BES-Net TT is designed to improve collaboration and coordination among scientific and local research groups, policymakers, and practitioners such as farmers, beekeepers, entrepreneurs and other stakeholders, improving scientific knowledge, strengthening policies and plans, and promoting citizen science and public awareness. This catalytic financial support goes towards improving decision-making and pollination science across Trinidad and Tobago.
Pollinators are crucial to Trinidad and Tobago’s food security, diverse agricultural production, and biodiversity as a whole. Yet their habitats are steadily facing challenges from quarrying, deforestation, rapid urbanisation, and poor management practices, among others. By way of example, local studies have predicted that the complete loss of pollinators can reduce the production of hot peppers by 88.1%, cucumbers by 96.5% and ochroes by 86.2%.
Evidence is indicating that a drastic reduction in the variety and number of pollinators will lead to a precipitous collapse of many ecosystems, not to mention the loss of thousands of livelihoods and with it, any progress towards sustainable development. This project seeks to benefit several sectors such as agricultural production, beekeeping, forestry, ecotourism, and horticultural sectors, not to mention the indirect gains to be made in land productivity and stability.
Speaking at the launch, Rosemary Lall, Programme Officer at the UNDP Country Office noted that: “Supporting nature is increasingly seen as one of the most effective ways to tackle a myriad of socio-environmental challenges and achieve sustainable development goals. As such, we could not be more pleased to be able to be part of this global programme which seeks to strengthen the link between policy, science and practice to ensure that efforts towards nature-based solutions and the post-2020 global biodiversity framework are underpinned by the best scientific knowledge and a wealth of evidence.”
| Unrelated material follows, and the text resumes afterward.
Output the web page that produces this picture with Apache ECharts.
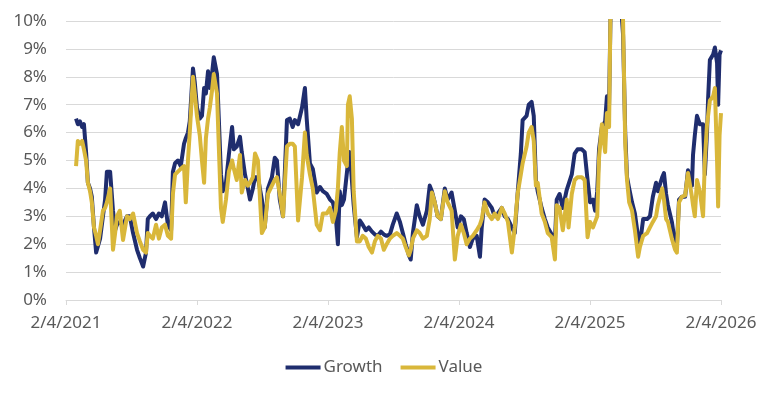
<!DOCTYPE html>
<html>
<head>
<meta charset="utf-8">
<script src="https://cdn.jsdelivr.net/npm/echarts@6/dist/echarts.min.js"></script>
<style>
html,body{margin:0;padding:0;background:#fff;}
#chart{width:768px;height:395px;}
</style>
</head>
<body>
<div id="chart"></div>
<script>
const dates = [
'2021-03-04','2021-03-09','2021-03-15','2021-03-21','2021-03-26','2021-04-01','2021-04-06','2021-04-12','2021-04-17','2021-04-23',
'2021-04-29','2021-05-04','2021-05-10','2021-05-18','2021-05-24','2021-05-29','2021-06-07','2021-06-15','2021-06-21','2021-06-26',
'2021-07-04','2021-07-13','2021-07-24','2021-08-01','2021-08-10','2021-08-21','2021-08-29','2021-09-07','2021-09-15','2021-09-20',
'2021-09-26','2021-10-04','2021-10-13','2021-10-21','2021-10-29','2021-11-07','2021-11-15','2021-11-24','2021-11-29','2021-12-05',
'2021-12-13','2021-12-21','2021-12-30','2022-01-04','2022-01-10','2022-01-15','2022-01-24','2022-01-29','2022-02-04','2022-02-12',
'2022-02-18','2022-02-24','2022-03-01','2022-03-07','2022-03-12','2022-03-18','2022-03-23','2022-04-01','2022-04-06','2022-04-12',
'2022-04-17','2022-04-26','2022-05-04','2022-05-13','2022-05-18','2022-05-26','2022-06-04','2022-06-09','2022-06-18','2022-06-26',
'2022-07-02','2022-07-10','2022-07-16','2022-07-24','2022-08-04','2022-08-12','2022-08-21','2022-09-01','2022-09-09','2022-09-15',
'2022-09-23','2022-10-02','2022-10-13','2022-10-21','2022-10-29','2022-11-04','2022-11-13','2022-11-24','2022-12-02','2022-12-07',
'2022-12-16','2022-12-24','2023-01-04','2023-01-13','2023-01-21','2023-02-01','2023-02-10','2023-02-18','2023-02-26','2023-03-04',
'2023-03-09','2023-03-15','2023-03-21','2023-03-29','2023-04-01','2023-04-06','2023-04-12','2023-04-17','2023-04-26','2023-05-04',
'2023-05-12','2023-05-21','2023-05-29','2023-06-07','2023-06-15','2023-06-23','2023-07-02','2023-07-10','2023-07-18','2023-07-27',
'2023-08-04','2023-08-15','2023-08-24','2023-09-01','2023-09-09','2023-09-18','2023-09-23','2023-09-29','2023-10-10','2023-10-18',
'2023-10-27','2023-11-07','2023-11-15','2023-11-21','2023-11-29','2023-12-07','2023-12-16','2023-12-27','2024-01-04','2024-01-15',
'2024-01-24','2024-02-01','2024-02-10','2024-02-18','2024-02-26','2024-03-06','2024-03-14','2024-03-25','2024-04-03','2024-04-08',
'2024-04-16','2024-04-25','2024-05-06','2024-05-14','2024-05-23','2024-06-03','2024-06-11','2024-06-20','2024-07-01','2024-07-09',
'2024-07-17','2024-07-26','2024-07-31','2024-08-11','2024-08-17','2024-08-25','2024-08-31','2024-09-06','2024-09-11','2024-09-22',
'2024-10-01','2024-10-09','2024-10-20','2024-10-29','2024-11-03','2024-11-11','2024-11-20','2024-12-01','2024-12-06','2024-12-15',
'2024-12-23','2024-12-31','2025-01-12','2025-01-20','2025-01-28','2025-02-04','2025-02-12','2025-02-18','2025-02-24','2025-03-01',
'2025-03-09','2025-03-18','2025-03-23','2025-03-29','2025-04-03','2025-04-12','2025-04-20','2025-04-29','2025-05-07','2025-05-13',
'2025-05-18','2025-05-24','2025-06-01','2025-06-09','2025-06-18','2025-06-23','2025-07-02','2025-07-13','2025-07-21','2025-07-29',
'2025-08-07','2025-08-12','2025-08-24','2025-08-29','2025-09-04','2025-09-09','2025-09-20','2025-09-29','2025-10-04','2025-10-10',
'2025-10-18','2025-10-27','2025-11-04','2025-11-15','2025-11-18','2025-11-23','2025-11-29','2025-12-07','2025-12-16','2025-12-21',
'2025-12-27','2025-12-30','2026-01-04','2026-01-13','2026-01-18','2026-01-24','2026-01-27','2026-01-31','2026-02-04'
];
const growth = [
6.5,6.3,6.4,6.2,6.3,5.3,4.2,4.0,3.7,2.6,
1.7,1.7,2.2,3.0,3.6,4.6,4.6,3.2,2.5,2.7,
2.8,2.7,3.0,3.0,2.4,1.8,1.5,1.2,1.7,2.9,
3.0,3.1,2.9,3.1,3.0,3.5,2.7,2.5,4.6,4.9,
5.0,4.8,5.6,5.8,6.0,6.4,8.3,7.8,6.9,6.5,
6.6,7.6,7.4,8.2,7.6,8.1,8.7,8.1,6.5,4.5,
3.9,4.2,5.2,6.2,5.4,5.5,5.85,5.3,4.5,4.0,
3.6,4.0,4.4,4.4,3.6,2.6,4.0,4.4,5.1,5.0,
3.6,3.0,6.45,6.5,6.2,6.45,6.3,6.9,7.6,6.5,
4.9,4.7,3.85,4.05,3.9,3.8,3.6,3.5,3.0,2.0,
3.9,3.4,3.6,4.55,4.9,5.3,4.3,3.4,2.25,2.85,
2.7,2.5,2.6,2.45,2.35,2.3,2.45,2.35,2.3,2.35,
2.7,3.1,2.8,2.4,2.0,1.6,1.45,2.4,3.4,3.0,
2.7,3.2,4.1,3.9,3.5,3.0,2.9,4.0,3.6,3.85,
3.2,2.6,3.0,2.9,2.4,1.9,2.2,2.3,1.55,2.6,
3.6,3.5,3.3,3.0,3.1,3.3,3.0,2.9,2.6,2.4,
3.8,5.25,6.45,6.6,7.0,7.1,6.6,4.3,3.9,3.3,
2.9,2.6,2.35,2.1,3.6,3.8,3.3,3.95,4.0,4.5,
5.25,5.4,5.4,5.3,4.3,3.5,3.6,3.2,3.9,5.4,
6.2,6.4,7.3,7.0,11,13,12.5,11,9.5,6.0,
4.4,4.0,3.5,3.1,2.25,2.0,2.9,2.9,3.0,3.7,
4.2,3.9,4.4,4.55,3.8,3.4,2.8,2.0,1.9,3.6,
3.7,3.7,4.65,4.1,5.2,5.9,6.6,6.3,6.3,4.5,
6.0,7.2,8.6,8.8,9.05,8.5,7.0,8.8,8.95
];
const value = [
4.8,5.7,5.6,5.7,5.4,5.0,4.2,3.9,3.5,2.6,
2.3,2.0,2.5,3.2,3.3,3.5,4.0,1.8,2.4,3.0,
3.2,2.15,3.0,2.9,3.1,2.4,2.1,1.8,1.7,2.4,
2.3,2.2,2.7,2.2,2.6,2.7,2.3,2.2,3.8,4.5,
4.6,4.7,4.8,3.5,5.0,6.0,8.0,7.4,6.6,5.9,
5.0,4.2,5.8,6.5,6.9,7.5,8.1,7.4,5.5,3.3,
2.8,3.6,4.6,5.0,4.7,4.3,5.2,3.85,4.3,4.1,
4.2,4.4,5.25,5.0,2.4,2.6,3.8,4.1,4.3,4.4,
3.8,3.0,5.5,5.6,5.6,5.5,2.85,4.4,6.0,5.2,
4.5,4.0,2.7,2.5,3.1,3.1,3.3,2.8,3.2,4.0,
5.25,6.2,5.0,4.8,7.0,7.3,6.5,3.9,2.1,2.1,
2.3,2.2,1.9,1.7,2.1,2.3,2.2,1.8,2.0,2.2,
2.3,2.4,2.3,2.2,1.9,1.6,1.8,2.2,2.5,2.4,
2.2,2.3,2.9,3.85,3.5,3.0,2.9,3.9,3.5,3.2,
1.45,2.3,2.7,2.4,2.0,2.2,2.3,2.5,2.7,2.9,
3.5,3.1,2.9,3.1,2.9,3.3,3.1,2.8,1.7,2.6,
3.8,4.5,4.9,5.5,6.0,6.2,5.7,4.1,4.2,3.1,
2.8,2.4,2.25,1.45,3.4,3.3,2.5,3.6,2.6,3.8,
4.3,4.4,4.4,4.3,2.25,2.8,2.6,2.8,3.0,5.1,
6.3,5.3,6.7,6.2,11.5,14,13.5,12,10,5.6,
4.3,3.5,3.2,2.5,1.55,1.9,2.3,2.4,2.6,2.8,
3.0,3.4,4.0,3.6,2.9,2.8,2.2,1.8,1.7,3.5,
3.7,3.75,4.55,3.7,3.4,3.0,4.3,3.9,3.0,5.0,
6.3,6.6,7.15,7.3,7.6,5.0,3.35,5.9,6.7
];
const xTickLabels = ['2/4/2021','2/4/2022','2/4/2023','2/4/2024','2/4/2025','2/4/2026'];
const seriesNames = ['Growth','Value'];
const yMin = 0, yMax = 10, yStep = 1;

const base = Date.parse('2021-02-04T00:00:00Z');
const dayOf = d => (Date.parse(d + 'T00:00:00Z') - base) / 86400000;
const yearSpan = 365.2; // days between yearly ticks (5 ticks over 1826 days)
const gData = dates.map((d, i) => [dayOf(d), growth[i]]);
const vData = dates.map((d, i) => [dayOf(d), value[i]]);

const txt = '#595959';
const fontFam = '"Noto Sans", "Open Sans", sans-serif';
const chart = echarts.init(document.getElementById('chart'), null, {renderer: 'canvas'});
chart.setOption({
  animation: false,
  backgroundColor: '#ffffff',
  grid: {left: 66, right: 47, top: 21, bottom: 95, containLabel: false},
  legend: {
    data: seriesNames,
    bottom: 14,
    left: 'center',
    icon: 'rect',
    itemWidth: 35,
    itemHeight: 4,
    itemGap: 18,
    textStyle: {color: txt, fontSize: 17, fontFamily: fontFam, padding: [0, 0, 0, -2]}
  },
  xAxis: {
    type: 'value',
    min: 0,
    max: 1826,
    interval: yearSpan,
    axisLine: {show: true, lineStyle: {color: '#D9D9D9', width: 1}},
    axisTick: {show: true, length: 5, lineStyle: {color: '#D9D9D9'}},
    splitLine: {show: false},
    axisLabel: {
      color: txt, fontSize: 17, fontFamily: fontFam, margin: 15,
      formatter: v => xTickLabels[Math.round(v / yearSpan)] || ''
    }
  },
  yAxis: {
    type: 'value',
    min: yMin, max: yMax, interval: yStep,
    axisLine: {show: false},
    axisTick: {show: false},
    splitLine: {lineStyle: {color: '#D9D9D9', width: 1}},
    axisLabel: {color: txt, fontSize: 17, fontFamily: fontFam, margin: 19, formatter: '{value}%'}
  },
  series: [
    {name: seriesNames[0], type: 'line', data: gData, showSymbol: false, symbol: 'none',
     lineStyle: {color: '#1F2D6E', width: 4, join: 'round'}, itemStyle: {color: '#1F2D6E'}, clip: true},
    {name: seriesNames[1], type: 'line', data: vData, showSymbol: false, symbol: 'none',
     lineStyle: {color: '#D9B73A', width: 4, join: 'round'}, itemStyle: {color: '#D9B73A'}, clip: true}
  ]
});
</script>
</body>
</html>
Kishan Kumarsingh, Head of the Multilateral Environmental Agreements Unit at the Ministry of Planning and Development, indicated that the initiation of this project will assist in identifying and assessing T&T’s pollinator fauna, building knowledge of their ecology and the need for their protection and establishing a monitoring system that will enable alerts to when and how their numbers are facing declines, thereby informing intervention options.
BES-Net TT was conceived with the purpose of addressing priority action points coming out of the Caribbean Regional Trialogue on Pollinators, Food Security and Climate Resilience, held in September 2018 in Santo Domingo, Dominican Republic, where Trinidad and Tobago was one of seven countries represented. The work of BES-Net TT and the BES Solution Fund is built on the latest evidence from the Intergovernmental Science-Policy Platform on Biodiversity and Ecosystem Services (IPBES), one of the world’s foremost authorities on conservation and the sustainable use and management of biodiversity. The evidence generated in IPBES’s Assessment Report on Pollinators, Pollination and Food Production and the global awareness and momentum for action resulting from it, forms an essential foundation for BES-Net TT’s work on protecting and conserving pollinators.